I know what your saying, some sites you cant view the source and do have to rely on documentation you might already have or information you obtained via family.
anythings possible. ;)
Just FYI
this weekend is free on ancestry.com for the immigration.
I have found alot of good information and you are able to save to your computer or print
Civil vital registration in what became Russian Poland (the Kingdom of Poland, also known as Congress Poland) began in 1808 in the Duchy of Warsaw, and the records were kept in "Napoleonic format", a paragraph-essay style. For 1808-1825, Jewish registrations (and those of other religious denominations) were recorded in the Roman Catholic civil transcripts. Beginning in 1826, separate registers were kept for each religious community (Catholic, Jewish, Protestant, Russian Orthodox, Greek Orthodox, etc.) Records were recorded in the Polish language from 1808 until 1868, and were kept thereafter in the Russian language, until 1918, when Poland regained its independence.

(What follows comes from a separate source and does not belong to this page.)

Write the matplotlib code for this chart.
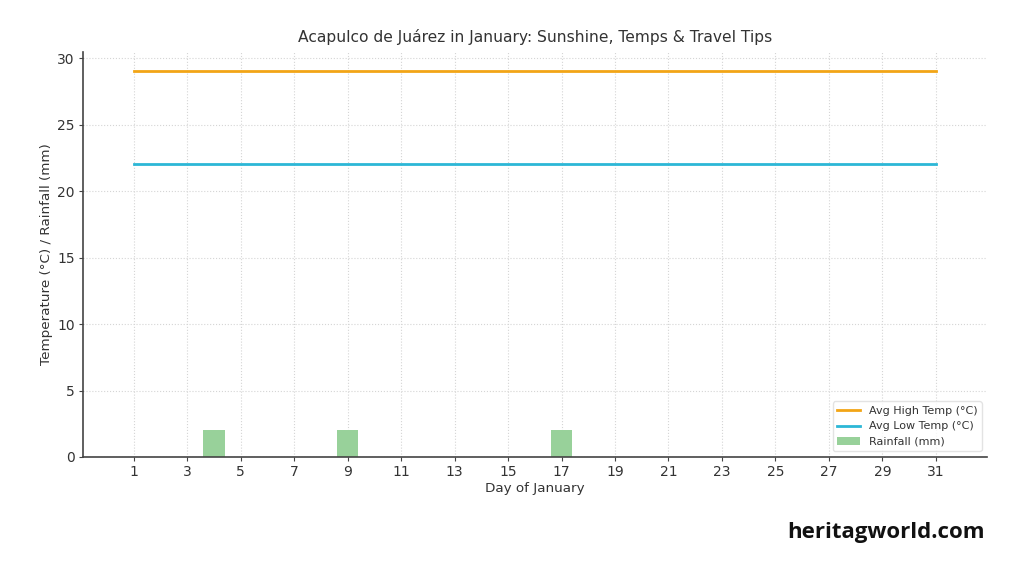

My father, who is a keen genealogist pointed me to images of church books containing baptisms and births, marriages, burials and deaths for the parishes in the Częstochowa, Gliwice, and Lublin Roman Catholic Dioceses of Poland.
familysearch.org/search/collection/show#uri=hr-search-api:8080/searchapi/search/collection/1867931 Births end in 1910 and marriages in 1935.
* Katowice * Kielce * Lublin * Opole * £ódź
And also to images of church books containing baptisms and births, marriages, burials and deaths for the parishes in the Roman Catholic Diocese of Radom.
I have no idea whether it is of any help, but there you go.